The depths of our own ignorance are made apparent whenever we try to investigate anything in depth. Good science always raises many more questions than it can answer.
But also, in the end, our capacity to understand is limited by the limitations of our own brains (as Immanuel Kant discussed in the 18th century).
>> Why should we care
— about the fate of the natural world?
The answers are in part anthropocentric and practical. In the end our own survival depends absolutely on the wellbeing of the natural world (as our destabilization of climate is now demonstrating).
But mere anthropocentricity will not do. The ultimate reasons why we should care about planet Earth and our fellow creatures are moral and spiritual; and the attitude we need is not anthropocentric but biocentric or ecocentric or – best of all perhaps – Gaiacentric.
In particular we need to cultivate the sense of oneness— which deserves a chapter to itself
>> The vital concept of Oneness
John McMurray; Satish Kumar; Bede Griffiths; ubuntu; etc.
V: WHERE DO WE GO FROM HERE?
>> Renaissance
I keep coming back to the point that we need a complete re-think; to re-think everything that we do and take for granted in the light of everything else; that this amounts to nothing less than a global Renaissance; and that this Renaissance must be led by us –people at large.
We cannot leap into the Renaissance in one step, however.
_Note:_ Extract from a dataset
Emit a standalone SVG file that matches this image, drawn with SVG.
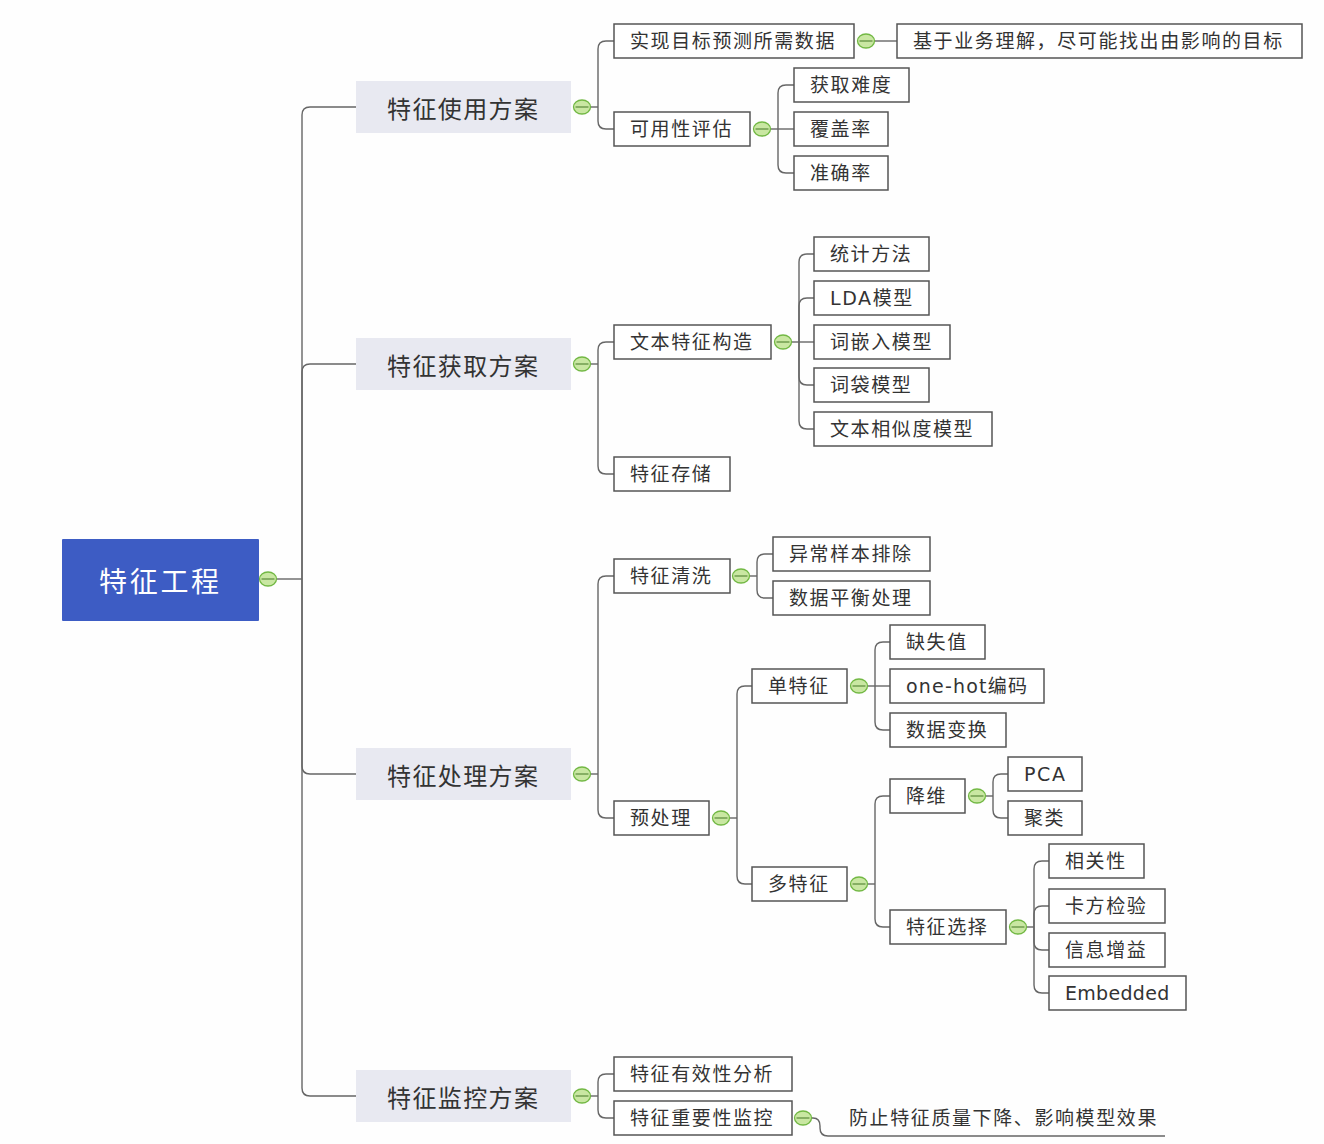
<svg xmlns="http://www.w3.org/2000/svg" xmlns:xlink="http://www.w3.org/1999/xlink" width="1324" height="1144" viewBox="0 0 1324 1144">
<style>
.c{fill:none;stroke:#666;stroke-width:1.4}
.b{fill:#fff;stroke:#555;stroke-width:1.5}
.l1{fill:#e8e9f1}
.t{font-family:"DejaVu Sans","Noto Sans CJK SC",sans-serif;font-size:19px;fill:#333;letter-spacing:1.6px;dominant-baseline:central}
.t1{font-family:"Noto Sans CJK SC",sans-serif;font-size:24px;fill:#333;letter-spacing:1.4px;dominant-baseline:central}
.t0{font-family:"Noto Sans CJK SC",sans-serif;font-size:28px;fill:#fff;letter-spacing:2.7px;dominant-baseline:central}
</style>
<defs>
<g id="tog"><ellipse cx="0" cy="0" rx="8.5" ry="7" fill="#c9e7a2" stroke="#72b844" stroke-width="1.3"/><line x1="-6.5" y1="0" x2="6.5" y2="0" stroke="#5a8a3a" stroke-width="1.2"/></g>
</defs>
<rect width="1324" height="1144" fill="#fefefe"/>
<g id="connectors">
<path class="c" d="M276 579 H302"/>
<path class="c" d="M302 579 V115 Q302 107 310 107 H356"/>
<path class="c" d="M302 579 V372 Q302 364 310 364 H356"/>
<path class="c" d="M302 579 V766 Q302 774 310 774 H356"/>
<path class="c" d="M302 579 V1088 Q302 1096 310 1096 H356"/>
<path class="c" d="M590 107 H598"/>
<path class="c" d="M598 107 V49 Q598 41 606 41 H614"/>
<path class="c" d="M598 107 V121 Q598 129 606 129 H614"/>
<path class="c" d="M874 41 H897"/>
<path class="c" d="M770 129 H778"/>
<path class="c" d="M778 129 V93 Q778 85 786 85 H794"/>
<path class="c" d="M778 129 H794"/>
<path class="c" d="M778 129 V165 Q778 173 786 173 H794"/>
<path class="c" d="M590 364 H598"/>
<path class="c" d="M598 364 V350 Q598 342 606 342 H614"/>
<path class="c" d="M598 364 V466 Q598 474 606 474 H614"/>
<path class="c" d="M791 342 H799"/>
<path class="c" d="M799 342 V262 Q799 254 807 254 H814"/>
<path class="c" d="M799 342 V306 Q799 298 807 298 H814"/>
<path class="c" d="M799 342 H814"/>
<path class="c" d="M799 342 V377 Q799 385 807 385 H814"/>
<path class="c" d="M799 342 V421 Q799 429 807 429 H814"/>
<path class="c" d="M590 774 H598"/>
<path class="c" d="M598 774 V584 Q598 576 606 576 H614"/>
<path class="c" d="M598 774 V810 Q598 818 606 818 H614"/>
<path class="c" d="M749 576 H757"/>
<path class="c" d="M757 576 V562 Q757 554 765 554 H773"/>
<path class="c" d="M757 576 V590 Q757 598 765 598 H773"/>
<path class="c" d="M729 818 H737"/>
<path class="c" d="M737 818 V694 Q737 686 745 686 H752"/>
<path class="c" d="M737 818 V876 Q737 884 745 884 H752"/>
<path class="c" d="M867 686 H875"/>
<path class="c" d="M875 686 V650 Q875 642 883 642 H890"/>
<path class="c" d="M875 686 H890"/>
<path class="c" d="M875 686 V722 Q875 730 883 730 H890"/>
<path class="c" d="M867 884 H875"/>
<path class="c" d="M875 884 V804 Q875 796 883 796 H890"/>
<path class="c" d="M875 884 V919 Q875 927 883 927 H890"/>
<path class="c" d="M985 796 H993"/>
<path class="c" d="M993 796 V782 Q993 774 1001 774 H1008"/>
<path class="c" d="M993 796 V810 Q993 818 1001 818 H1008"/>
<path class="c" d="M1026 927 H1034"/>
<path class="c" d="M1034 927 V869 Q1034 861 1042 861 H1049"/>
<path class="c" d="M1034 927 V914 Q1034 906 1042 906 H1049"/>
<path class="c" d="M1034 927 V942 Q1034 950 1042 950 H1049"/>
<path class="c" d="M1034 927 V985 Q1034 993 1042 993 H1049"/>
<path class="c" d="M590 1096 H598"/>
<path class="c" d="M598 1096 V1082 Q598 1074 606 1074 H614"/>
<path class="c" d="M598 1096 V1110 Q598 1118 606 1118 H614"/>
<path class="c" d="M811 1118 H813 Q820 1118 820 1126 V1128 Q820 1136 828 1136 H1165"/>
</g>
<g id="nodes">
<g id="root"><rect x="62" y="539" width="197" height="82" fill="#3d5cc4" rx="1"/><text class="t0" x="99" y="580">特征工程</text></g>
<g id="use-plan"><rect class="l1" x="356" y="81" width="215" height="52"/><text class="t1" x="387" y="107">特征使用方案</text></g>
<g id="get-plan"><rect class="l1" x="356" y="338" width="215" height="52"/><text class="t1" x="387" y="364">特征获取方案</text></g>
<g id="proc-plan"><rect class="l1" x="356" y="748" width="215" height="52"/><text class="t1" x="387" y="774">特征处理方案</text></g>
<g id="mon-plan"><rect class="l1" x="356" y="1070" width="215" height="52"/><text class="t1" x="387" y="1096">特征监控方案</text></g>

<g id="n-data"><rect class="b" x="614" y="24" width="240" height="34"/><text class="t" x="630" y="41">实现目标预测所需数据</text></g>
<g id="n-data-note"><rect class="b" x="897" y="24" width="405" height="34"/><text class="t" x="913" y="41">基于业务理解，尽可能找出由影响的目标</text></g>
<g id="n-eval"><rect class="b" x="614" y="112" width="136" height="34"/><text class="t" x="630" y="129">可用性评估</text></g>
<g id="n-eval-1"><rect class="b" x="794" y="68" width="115" height="34"/><text class="t" x="810" y="85">获取难度</text></g>
<g id="n-eval-2"><rect class="b" x="794" y="112" width="94" height="34"/><text class="t" x="810" y="129">覆盖率</text></g>
<g id="n-eval-3"><rect class="b" x="794" y="156" width="94" height="34"/><text class="t" x="810" y="173">准确率</text></g>

<g id="n-text"><rect class="b" x="614" y="325" width="157" height="34"/><text class="t" x="630" y="342">文本特征构造</text></g>
<g id="n-text-1"><rect class="b" x="814" y="237" width="115" height="34"/><text class="t" x="830" y="254">统计方法</text></g>
<g id="n-text-2"><rect class="b" x="814" y="281" width="115" height="34"/><text class="t" x="830" y="298">LDA模型</text></g>
<g id="n-text-3"><rect class="b" x="814" y="325" width="136" height="34"/><text class="t" x="830" y="342">词嵌入模型</text></g>
<g id="n-text-4"><rect class="b" x="814" y="368" width="115" height="34"/><text class="t" x="830" y="385">词袋模型</text></g>
<g id="n-text-5"><rect class="b" x="814" y="412" width="178" height="34"/><text class="t" x="830" y="429">文本相似度模型</text></g>
<g id="n-store"><rect class="b" x="614" y="457" width="116" height="34"/><text class="t" x="630" y="474">特征存储</text></g>

<g id="n-clean"><rect class="b" x="614" y="559" width="116" height="34"/><text class="t" x="630" y="576">特征清洗</text></g>
<g id="n-clean-1"><rect class="b" x="773" y="537" width="157" height="34"/><text class="t" x="789" y="554">异常样本排除</text></g>
<g id="n-clean-2"><rect class="b" x="773" y="581" width="157" height="34"/><text class="t" x="789" y="598">数据平衡处理</text></g>
<g id="n-pre"><rect class="b" x="614" y="801" width="95" height="34"/><text class="t" x="630" y="818">预处理</text></g>
<g id="n-single"><rect class="b" x="752" y="669" width="95" height="34"/><text class="t" x="768" y="686">单特征</text></g>
<g id="n-single-1"><rect class="b" x="890" y="625" width="95" height="34"/><text class="t" x="906" y="642">缺失值</text></g>
<g id="n-single-2"><rect class="b" x="890" y="669" width="154" height="34"/><text class="t" x="906" y="686" style="letter-spacing:1.2px">one-hot编码</text></g>
<g id="n-single-3"><rect class="b" x="890" y="713" width="116" height="34"/><text class="t" x="906" y="730">数据变换</text></g>
<g id="n-multi"><rect class="b" x="752" y="867" width="95" height="34"/><text class="t" x="768" y="884">多特征</text></g>
<g id="n-dim"><rect class="b" x="890" y="779" width="75" height="34"/><text class="t" x="906" y="796">降维</text></g>
<g id="n-pca"><rect class="b" x="1008" y="757" width="74" height="34"/><text class="t" x="1024" y="774">PCA</text></g>
<g id="n-cluster"><rect class="b" x="1008" y="801" width="74" height="34"/><text class="t" x="1024" y="818">聚类</text></g>
<g id="n-select"><rect class="b" x="890" y="910" width="116" height="34"/><text class="t" x="906" y="927">特征选择</text></g>
<g id="n-sel-1"><rect class="b" x="1049" y="844" width="95" height="34"/><text class="t" x="1065" y="861">相关性</text></g>
<g id="n-sel-2"><rect class="b" x="1049" y="889" width="116" height="34"/><text class="t" x="1065" y="906">卡方检验</text></g>
<g id="n-sel-3"><rect class="b" x="1049" y="933" width="116" height="34"/><text class="t" x="1065" y="950">信息增益</text></g>
<g id="n-sel-4"><rect class="b" x="1049" y="976" width="137" height="34"/><text class="t" x="1065" y="993" style="letter-spacing:0.3px">Embedded</text></g>

<g id="n-valid"><rect class="b" x="614" y="1057" width="178" height="34"/><text class="t" x="630" y="1074">特征有效性分析</text></g>
<g id="n-imp"><rect class="b" x="614" y="1101" width="178" height="34"/><text class="t" x="630" y="1118">特征重要性监控</text></g>
<g id="n-imp-note"><text class="t" x="849" y="1118">防止特征质量下降、影响模型效果</text></g>
</g>
<g id="toggles">
<use xlink:href="#tog" x="268" y="579"/>
<use xlink:href="#tog" x="582" y="107"/>
<use xlink:href="#tog" x="582" y="364"/>
<use xlink:href="#tog" x="582" y="774"/>
<use xlink:href="#tog" x="582" y="1096"/>
<use xlink:href="#tog" x="866" y="41"/>
<use xlink:href="#tog" x="762" y="129"/>
<use xlink:href="#tog" x="783" y="342"/>
<use xlink:href="#tog" x="741" y="576"/>
<use xlink:href="#tog" x="721" y="818"/>
<use xlink:href="#tog" x="859" y="686"/>
<use xlink:href="#tog" x="859" y="884"/>
<use xlink:href="#tog" x="977" y="796"/>
<use xlink:href="#tog" x="1018" y="927"/>
<use xlink:href="#tog" x="803" y="1118"/>
</g>
</svg>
First we need to establish a global movement – to promulgate the realization that the world is horribly off course (if that is not obvious); but that it can still be rescued – at least, enough of it to be worth rescuing; and to define the kinds of things that really need to be done (as I tried to outline in The Great Re-Think);and to see that we, humanity at large, must lead the charge. Actually in essence the necessary movement is already in train. There are reasons to think that billions of people worldwide feel the need for radical change and that many millions are already on the case. The task for all of us is to contribute to what exists already. The self-imposed task for this website is to help to develop and refine the necessary ideas so as to make the endeavour more coherent.
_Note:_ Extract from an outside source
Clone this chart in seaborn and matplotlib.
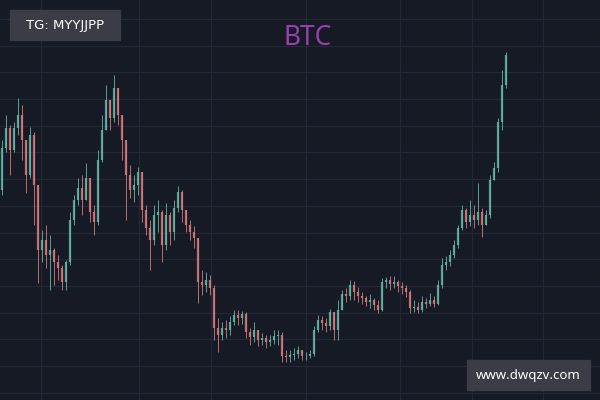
import numpy as np
import matplotlib
matplotlib.use("Agg")
import matplotlib.pyplot as plt
from matplotlib.patches import Rectangle
import seaborn as sns

# candle values (arbitrary price units), one candle per slot
first_open = 210
close = [252, 272, 250, 272, 285, 260, 225, 265, 215, 150,
         160, 145, 150, 138, 132, 118, 138, 180, 200, 212,
         200, 222, 188, 178, 240, 270, 300, 282, 312, 285,
         260, 225, 210, 215, 228, 190, 172, 160, 185, 188,
         155, 185, 168, 192, 208, 190, 175, 168, 162, 118,
         115, 120, 112, 72, 65, 72, 70, 78, 85, 82,
         86, 68, 63, 70, 60, 62, 58, 60, 64, 65,
         44, 43, 45, 46, 50, 44, 44, 46, 70, 80,
         77, 74, 88, 70, 90, 106, 104, 115, 108, 104,
         102, 98, 100, 95, 90, 118, 120, 116, 118, 114,
         112, 108, 92, 93, 90, 98, 96, 100, 96, 115,
         135, 138, 145, 155, 172, 190, 178, 185, 180, 188,
         175, 185, 220, 232, 278, 315, 345]
high = [260, 285, 275, 278, 302, 295, 260, 273, 268, 172,
        170, 175, 165, 152, 145, 135, 140, 188, 205, 222,
        225, 237, 215, 195, 250, 285, 315, 300, 325, 308,
        282, 260, 235, 225, 233, 222, 195, 180, 195, 200,
        190, 197, 188, 200, 214, 210, 188, 180, 174, 162,
        130, 128, 125, 115, 82, 78, 80, 84, 90, 90,
        89, 88, 72, 78, 70, 67, 65, 65, 70, 70,
        68, 50, 50, 52, 54, 50, 48, 50, 74, 85,
        84, 82, 91, 88, 100, 110, 112, 120, 119, 113,
        108, 104, 106, 102, 100, 122, 123, 124, 124, 120,
        118, 115, 110, 100, 98, 104, 102, 107, 104, 120,
        142, 144, 150, 160, 175, 195, 192, 200, 195, 217,
        192, 190, 225, 238, 282, 330, 348]
low = [205, 248, 225, 248, 265, 240, 207, 222, 175, 117,
       138, 132, 110, 115, 120, 110, 110, 135, 175, 195,
       185, 200, 178, 165, 175, 238, 270, 270, 278, 275,
       240, 180, 202, 198, 205, 178, 165, 130, 155, 168,
       138, 150, 155, 160, 188, 178, 168, 160, 152, 97,
       105, 108, 105, 60, 48, 60, 62, 65, 75, 75,
       76, 62, 55, 58, 54, 55, 52, 54, 56, 55,
       38, 38, 38, 40, 42, 40, 40, 42, 44, 68,
       70, 68, 70, 60, 60, 95, 98, 100, 100, 98,
       96, 94, 92, 90, 87, 89, 112, 110, 112, 108,
       106, 103, 87, 88, 87, 88, 92, 94, 93, 95,
       112, 130, 134, 142, 152, 170, 172, 174, 172, 175,
       163, 175, 182, 224, 228, 270, 312]

close = np.array(close, dtype=float)
high = np.array(high, dtype=float)
low = np.array(low, dtype=float)
opens = np.concatenate([[first_open], close[:-1]])
idx = np.arange(len(close))

BG = "#161a25"
GRID = "#232836"
UP = "#66b8a8"
DOWN = "#d97b7c"

sns.set_theme(style="darkgrid", rc={
    "axes.facecolor": BG,
    "figure.facecolor": BG,
    "grid.color": GRID,
    "grid.linewidth": 0.9,
    "axes.edgecolor": BG,
})
plt.rcParams["font.family"] = ["Noto Sans", "DejaVu Sans"]

fig = plt.figure(figsize=(6, 4), dpi=100)
ax = fig.add_axes([0, 0, 1, 1])

colors = np.where(close >= opens, UP, DOWN)
ax.vlines(idx, np.minimum(low, np.minimum(opens, close)),
          np.maximum(high, np.maximum(opens, close)),
          colors=colors, linewidth=0.7, alpha=0.85)
ax.vlines(idx, np.minimum(opens, close), np.maximum(opens, close),
          colors=colors, linewidth=1.6, alpha=0.85)

ax.set_xlim(-0.5, 149.5)
ax.set_ylim(0, 400)
ax.set_xticks([9.75, 34.25, 52.25, 76, 99.5, 117.5, 135.25])
ax.set_yticks(np.arange(7.3, 400, 26.7))
ax.tick_params(labelbottom=False, labelleft=False, length=0)
for s in ax.spines.values():
    s.set_visible(False)

# title
fig.text(308 / 600, 1 - 38 / 400, "BTC", ha="center", va="center",
         fontsize=19, color="#9b3fb0")

# label boxes
fig.add_artist(Rectangle((10 / 600, 1 - 40 / 400), 110 / 600, 30 / 400,
                         transform=fig.transFigure, color="#3a3d45", zorder=5))
fig.text(65 / 600, 1 - 25 / 400, "TG: MYYJJPP", ha="center", va="center",
         fontsize=9.5, color="white", zorder=6, family="DejaVu Sans")
fig.add_artist(Rectangle((467 / 600, 1 - 390 / 400), 123 / 600, 30 / 400,
                         transform=fig.transFigure, color="#3a3d45", zorder=5))
fig.text(528 / 600, 1 - 375 / 400, "www.dwqzv.com", ha="center", va="center",
         fontsize=9.5, color="white", zorder=6)

fig.savefig("out.png", dpi=100, facecolor=BG)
Among the requirements is —
>> A new kind of Education
** To bring the Renaissance about we need a new kind of cross-the-board education. In particular, everyone should be introduced to the big ideas of science. But science as a whole should be taught not as the means to generate more high-tech (with high-tech conceived as a way of grabbing a bigger “market share”. Science should indeed be taught as one of the “humanities” – of huge spiritual as well and intellectual and practical import.
** Science should never be taught without the philosophy of science. The subject of science itself should introduce the wondrousness of science and of its insights. But the phil of sci is needed too to point out the limitations of science, and hence of our own knowledge of the material universe. Otherwise we fall all too easily into the hubris of scientism.
>> What are our chances?
It is still just about possible to rescue the world and at least a fair proportion of our fellow creatures – and to look forward realistically to a life of harmony for the next million years (for starters).
In practice, given the way the world is run and the ideas that prevail and the people in charge (or a least the people with power) the chances of long-term success are very slight.
Still, though, partial success is better than total meltdown and we should never give up hope. (Hope and optimism are not the same thing).